J.D. Power’s monthly market report found that auction volume increased in August while pricing dipped. The report noted that retail volumes were typical and depreciation was normal, with day cabs continuing to depreciate at a rate greater than sleepers. Prices for 4- to 6-year-old auctioned sleepers were 5.6% lower than in July. The report also noted that depreciation this year is substantially lower than the historical average at 1.3% per month.

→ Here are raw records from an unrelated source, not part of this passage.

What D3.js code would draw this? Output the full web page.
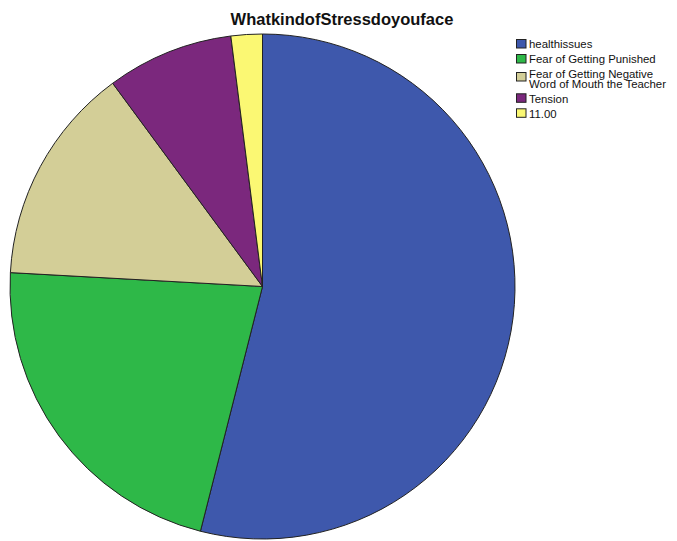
<!DOCTYPE html>
<html>
<head>
<meta charset="utf-8">
<script src="https://cdn.jsdelivr.net/npm/d3@7"></script>
<style>
  body { margin: 0; background: #fff; }
  svg { display: block; font-family: "Liberation Sans", Arial, sans-serif; }
</style>
</head>
<body>
<svg id="chart" width="677" height="541"></svg>
<script>
// Stress categories and their shares (percent)
const categories = ["healthissues", "Fear of Getting Punished", "Fear of Getting Negative\nWord of Mouth the Teacher", "Tension", "11.00"];
const values = [53.9, 21.9, 14.0, 8.1, 2.0];
const colors = ["#3E58AC", "#2EB848", "#D3CE97", "#7B287D", "#FBF873"];
const title = "WhatkindofStressdoyouface";

const svg = d3.select("#chart");
const cx = 262.5, cy = 286.5, r = 252.5;

svg.append("text")
  .attr("x", 342).attr("y", 25)
  .attr("text-anchor", "middle")
  .attr("font-weight", "bold")
  .attr("font-size", 16.5)
  .attr("fill", "#111")
  .text(title);

const data = categories.map((c, i) => ({ label: c, value: values[i], color: colors[i] }));

const pie = d3.pie().sort(null).value(d => d.value);
const arc = d3.arc().innerRadius(0).outerRadius(r);

const g = svg.append("g").attr("transform", `translate(${cx},${cy})`);
g.selectAll("path")
  .data(pie(data))
  .join("path")
  .attr("d", arc)
  .attr("fill", d => d.data.color)
  .attr("stroke", "#222")
  .attr("stroke-width", 1);

// Legend: swatch + label, two-line labels get a taller row
const legend = svg.append("g").attr("transform", "translate(516.5,39.5)");
let y = 0;
data.forEach(d => {
  const lines = d.label.split("\n");
  const multi = lines.length > 1;
  const item = legend.append("g").attr("transform", `translate(0,${y})`);
  item.append("rect")
    .attr("x", 0).attr("y", multi ? 3 : 0)
    .attr("width", 9.5).attr("height", 8.5)
    .attr("fill", d.color)
    .attr("stroke", "#222").attr("stroke-width", 1);
  lines.forEach((ln, k) => {
    item.append("text")
      .attr("font-size", 11.4)
      .attr("fill", "#111")
      .attr("x", 12.5)
      .attr("y", (multi ? 8.3 : 8.8) + k * 10.6)
      .text(ln);
  });
  y += multi ? 24.3 : 15;
});
</script>
</body>
</html>
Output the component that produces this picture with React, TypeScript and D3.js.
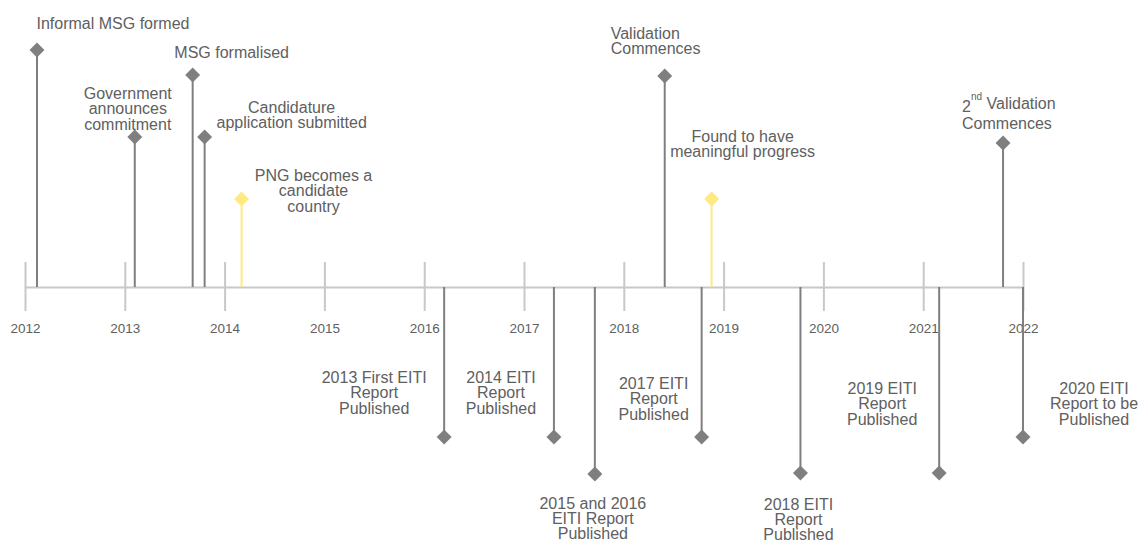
import React, { useRef, useEffect } from 'react'
import * as d3 from 'd3'

// year ticks along the timeline
const yearTicks = [2012, 2013, 2014, 2015, 2016, 2017, 2018, 2019, 2020, 2021, 2022]

// events: label (lines split by \n), date as fractional year, stem level (+ above, - below)
const eventNames = [
  'Informal MSG formed',
  'Government\nannounces\ncommitment',
  'MSG formalised',
  'Candidature\napplication submitted',
  'PNG becomes a\ncandidate\ncountry',
  'Validation\nCommences',
  'Found to have\nmeaningful progress',
  '2nd Validation\nCommences',
  '2013 First EITI\nReport\nPublished',
  '2014 EITI\nReport\nPublished',
  '2015 and 2016\nEITI Report\nPublished',
  '2017 EITI\nReport\nPublished',
  '2018 EITI\nReport\nPublished',
  '2019 EITI\nReport\nPublished',
  '2020 EITI\nReport to be\nPublished',
]
const eventDates = [2012.12, 2013.10, 2013.68, 2013.80, 2014.17, 2018.41, 2018.88, 2021.80,
  2016.20, 2017.30, 2017.71, 2018.78, 2019.77, 2021.16, 2022.00]
const eventLevels = [2.37, 1.50, 2.12, 1.50, 0.88, 2.11, 0.88, 1.44,
  -1.50, -1.50, -1.87, -1.50, -1.86, -1.86, -1.50]
const eventHighlight = [false, false, false, false, true, false, true, false,
  false, false, false, false, false, false, false]

// where each label sits relative to its diamond (first line centre)
const labelLayout = [
  { dx: 76, dy: -27, anchor: 'middle' },
  { dx: -7, dy: -44, anchor: 'middle' },
  { dx: 39, dy: -23, anchor: 'middle' },
  { dx: 87, dy: -30, anchor: 'middle' },
  { dx: 72, dy: -24, anchor: 'middle' },
  { dx: -54, dy: -43, anchor: 'start' },
  { dx: 31, dy: -63, anchor: 'middle' },
  { dx: -41, dy: -40, anchor: 'start', lh: 20.5 },
  { dx: -70, dy: -60, anchor: 'middle' },
  { dx: -53, dy: -60, anchor: 'middle' },
  { dx: -2, dy: 29, anchor: 'middle', lh: 15 },
  { dx: -48, dy: -54, anchor: 'middle' },
  { dx: -2, dy: 31, anchor: 'middle', lh: 15 },
  { dx: -57, dy: -85, anchor: 'middle' },
  { dx: 71, dy: -49, anchor: 'middle' },
]

const width = 1139
const height = 543
const axisY = 287
const font = '"Liberation Sans", Arial, sans-serif'
const textColor = '#606060'
const stemColor = '#7f7f7f'
const yellow = '#ffe980'
const axisColor = '#c8c8c8'

const App = () => {
  const svgRef = useRef(null)

  useEffect(() => {
    const svg = d3.select(svgRef.current)
    svg.selectAll('*').remove()

    const x = d3.scaleLinear().domain([2012, 2022]).range([25, 1023])
    const y = d3.scaleLinear().domain([0, 1]).range([axisY, axisY - 100])

    // axis with ticks crossing the line
    const axis = d3.axisBottom(x)
      .tickValues(yearTicks)
      .tickFormat(d3.format('d'))
      .tickSizeInner(24)
      .tickSizeOuter(0)

    svg.append('g')
      .attr('transform', `translate(0,${axisY})`)
      .attr('font-size', 13)
      .attr('font-family', font)
      .call(axis)
      .call(g => g.select('.domain')
        .attr('stroke', axisColor)
        .attr('stroke-width', 2))
      .call(g => g.selectAll('.tick line')
        .attr('stroke', axisColor)
        .attr('stroke-width', 2)
        .attr('y1', -25))
      .call(g => g.selectAll('.tick text')
        .attr('y', 41)
        .attr('dy', '0.35em')
        .attr('fill', textColor)
        .attr('font-size', 13.5)
        .attr('font-family', font))

    const I = d3.range(eventNames.length)

    const ev = svg.append('g')
      .selectAll('g')
      .data(I)
      .join('g')
      .attr('transform', i => `translate(${x(eventDates[i])},0)`)

    ev.append('line')
      .attr('y1', axisY)
      .attr('y2', i => y(eventLevels[i]))
      .attr('stroke', i => eventHighlight[i] ? yellow : stemColor)
      .attr('stroke-width', 2)

    const diamond = d3.symbol(d3.symbolSquare, 112)
    ev.append('path')
      .attr('d', diamond)
      .attr('transform', i => `translate(0,${y(eventLevels[i])}) rotate(45)`)
      .attr('fill', i => eventHighlight[i] ? yellow : stemColor)

    const txt = ev.append('text')
      .attr('font-family', font)
      .attr('font-size', 16)
      .attr('fill', textColor)
      .attr('text-anchor', i => labelLayout[i].anchor)

    txt.each(function (i) {
      const t = d3.select(this)
      const lay = labelLayout[i]
      const lh = lay.lh ?? 15.5
      const y0 = y(eventLevels[i]) + lay.dy
      eventNames[i].split('\n').forEach((line, k) => {
        const m = line.match(/^(\d+)(st|nd|rd|th) (.*)$/)
        if (m) {
          t.append('tspan')
            .attr('x', lay.dx)
            .attr('y', y0 + k * lh)
            .attr('dy', '0.55em')
            .text(m[1])
          t.append('tspan')
            .attr('font-size', 10)
            .attr('dy', '-1.2em')
            .text(m[2])
          t.append('tspan')
            .attr('dy', '0.55em')
            .text(' ' + m[3])
        } else {
          t.append('tspan')
            .attr('x', lay.dx)
            .attr('y', y0 + k * lh)
            .attr('dy', '0.35em')
            .text(line)
        }
      })
    })
  }, [])

  return (
    <svg
      ref={svgRef}
      width={width}
      height={height}
      style={{ position: 'absolute', left: 0, top: 0, background: '#fff' }}
    />
  )
}

export default App
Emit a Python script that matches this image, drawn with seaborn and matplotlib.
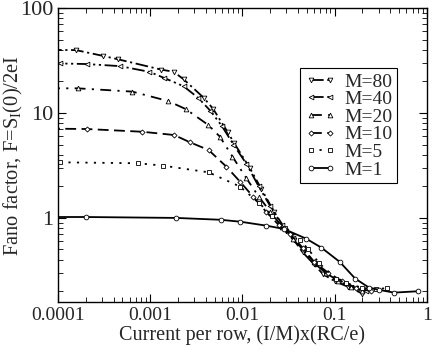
import matplotlib
matplotlib.use("Agg")
import numpy as np
import pandas as pd
import matplotlib.pyplot as plt
import seaborn as sns

# Fano factor vs current per row
x_m80 = [0.00008, 0.000157, 0.00031, 0.00045, 0.0013, 0.0018, 0.0023, 0.0038, 0.0048, 0.0069,
         0.0081, 0.012, 0.016, 0.022, 0.03, 0.036, 0.045, 0.06, 0.075, 0.1, 0.14, 0.2]
f_m80 = [40, 39.8, 35, 32.5, 26, 24.7, 21, 14, 11, 6.6,
         5.2, 3.0, 1.9, 1.15, 0.75, 0.62, 0.47, 0.36, 0.29, 0.25, 0.22, 0.19]

x_m40 = [0.00008, 0.000105, 0.000205, 0.00047, 0.00098, 0.0014, 0.0023, 0.0033, 0.0045, 0.006,
         0.008, 0.011, 0.015, 0.02, 0.027, 0.035, 0.045, 0.06, 0.08, 0.11, 0.15, 0.22]
f_m40 = [29.8, 29.7, 29.3, 28, 24.7, 21.7, 18, 14, 10.5, 7.5,
         5.0, 3.3, 2.0, 1.3, 0.85, 0.65, 0.5, 0.37, 0.3, 0.25, 0.22, 0.2]

x_m20 = [0.00008, 0.000163, 0.00064, 0.00157, 0.00243, 0.00426, 0.0057, 0.0078, 0.011, 0.015,
         0.02, 0.027, 0.035, 0.045, 0.06, 0.08, 0.11, 0.15, 0.2]
f_m20 = [17.2, 17.2, 16.0, 13.0, 10.9, 7.7, 5.95, 3.84, 2.4, 1.6,
         1.15, 0.82, 0.63, 0.5, 0.38, 0.3, 0.25, 0.22, 0.2]

x_m10 = [0.00008, 0.000205, 0.00082, 0.00182, 0.0027, 0.0043, 0.0067, 0.0095, 0.013, 0.018,
         0.025, 0.033, 0.045, 0.06, 0.085, 0.12, 0.17, 0.25]
f_m10 = [7.1, 7.04, 6.63, 6.17, 5.26, 4.44, 3.08, 2.2, 1.6, 1.15,
         0.85, 0.7, 0.52, 0.38, 0.3, 0.25, 0.215, 0.2]

x_m5 = [0.000105, 0.00074, 0.00138, 0.0043, 0.0094, 0.015, 0.021, 0.029, 0.042, 0.052,
        0.068, 0.104, 0.132, 0.2, 0.28, 0.37]
f_m5 = [3.39, 3.32, 3.15, 2.72, 1.99, 1.4, 1.05, 0.81, 0.62, 0.5,
        0.37, 0.26, 0.24, 0.215, 0.21, 0.214]

x_m1 = [0.00008, 0.0002, 0.0019, 0.0058, 0.0095, 0.018, 0.028, 0.049, 0.072, 0.114,
        0.167, 0.235, 0.304, 0.44, 0.81]
f_m1 = [1.02, 1.02, 1.0, 0.96, 0.92, 0.845, 0.786, 0.635, 0.52, 0.38,
        0.264, 0.217, 0.206, 0.194, 0.2]

labels = ["M=80", "M=40", "M=20", "M=10", "M=5", "M=1"]
curves = [(x_m80, f_m80), (x_m40, f_m40), (x_m20, f_m20), (x_m10, f_m10), (x_m5, f_m5), (x_m1, f_m1)]
markers = ["v", "<", "^", "D", "s", "o"]
styles = [(0, (7, 2, 1.2, 2)), (0, (7, 2, 1.2, 2, 1.2, 2)), (0, (6, 3.5, 1.2, 3.5)),
          (0, (6, 3)), (0, (1.2, 3.5)), "-"]
msizes = [3.4, 3.4, 3.4, 2.6, 3.0, 3.4]

sns.set_style("ticks")
plt.rcParams["font.family"] = ["Liberation Serif", "DejaVu Serif"]
plt.rcParams["mathtext.fontset"] = "custom"
plt.rcParams["mathtext.rm"] = "Liberation Serif"
plt.rcParams["mathtext.it"] = "Liberation Serif:italic"

fig = plt.figure(figsize=(4.36, 3.54), dpi=100)
ax = fig.add_axes([0.133, 0.147, 0.846, 0.83])

for (xs, fs), lab, mk, ls, ms in zip(curves, labels, markers, styles, msizes):
    df = pd.DataFrame({"x": xs, "F": fs})
    sns.lineplot(data=df, x="x", y="F", ax=ax, color="k", lw=1.3, linestyle=ls,
                 marker=mk, markersize=ms, markerfacecolor="white", markeredgecolor="k",
                 markeredgewidth=0.6, label=lab, sort=False, estimator=None)

ax.set_xscale("log")
ax.set_yscale("log")
ax.set_xlim(0.0001, 1)
ax.set_ylim(0.158, 100)
ax.set_xticks([0.0001, 0.001, 0.01, 0.1, 1])
ax.set_xticklabels(["0.0001", "0.001", "0.01", "0.1", "1"])
ax.set_yticks([1, 10, 100])
ax.set_yticklabels(["1", "10", "100"])
ax.tick_params(which="both", direction="in", top=True, right=True, color="k")
ax.tick_params(axis="x", labelsize=14)
ax.tick_params(axis="y", labelsize=16)
ax.tick_params(which="major", length=6, width=0.8)
ax.tick_params(which="minor", length=3.5, width=0.6)
for s in ax.spines.values():
    s.set_color("k")
    s.set_linewidth(1.0)

ax.set_xlabel("Current per row, (I/M)x(RC/e)", fontsize=14.5, labelpad=1)
ax.set_ylabel("Fano factor, F=S$_\\mathrm{I}$(0)/2eI", fontsize=14.8)
ax.yaxis.set_label_coords(-0.09, 0.5)

leg = ax.legend(loc="upper right", bbox_to_anchor=(0.919, 0.796), fontsize=14,
                handlelength=1.6, handletextpad=0.4, numpoints=2, fancybox=False,
                framealpha=1, edgecolor="k", borderpad=0.25, labelspacing=0.0,
                borderaxespad=0)
leg.get_frame().set_linewidth(0.8)

fig.savefig("out.png", dpi=100)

Charles Bowles, director of strategic initiatives at Commercial Truck Trader, stated, “It’s interesting to note that while inventory levels continue to rise, there exists some growth in demand.” “When that occurs, one expects to see prices rise to meet the demand. We weren’t surprised by the bump in retail prices in August, but I wouldn’t say that it will be a trend in the short term. There’s simply too much inventory in the system right now.” Bowles expects the resulting pricing volatility to continue but depends on the specs and ages of trucks. In the more immediate term, he said he saw conditions in the used truck market decline somewhat in September. “We saw a very slight decline in September demand versus August for both used day cabs and used sleepers, which may be a harbinger of a lower sales volume and a downward adjustment in average retail prices in the coming weeks,” Bowles said. “We’re seeing a much larger drop in demand in September for new day cabs and sleepers.”Throughout all of 2024, Irontrax has seen a slight decline in the pricing of all late-model used trucks and trailers, particularly those with higher mileage. However, the correction has not nearly been as drastic as that from historic highs experienced last year. Late-model vehicles with low mileage are still difficult to find. With the cost of new trucks and trailers returning to a somewhat normal level, declines in value from initial purchasers to ones in the secondary market are narrowing. Tiers, specs, mileage/hours, and age are starting to play important roles again in secondary market pricing.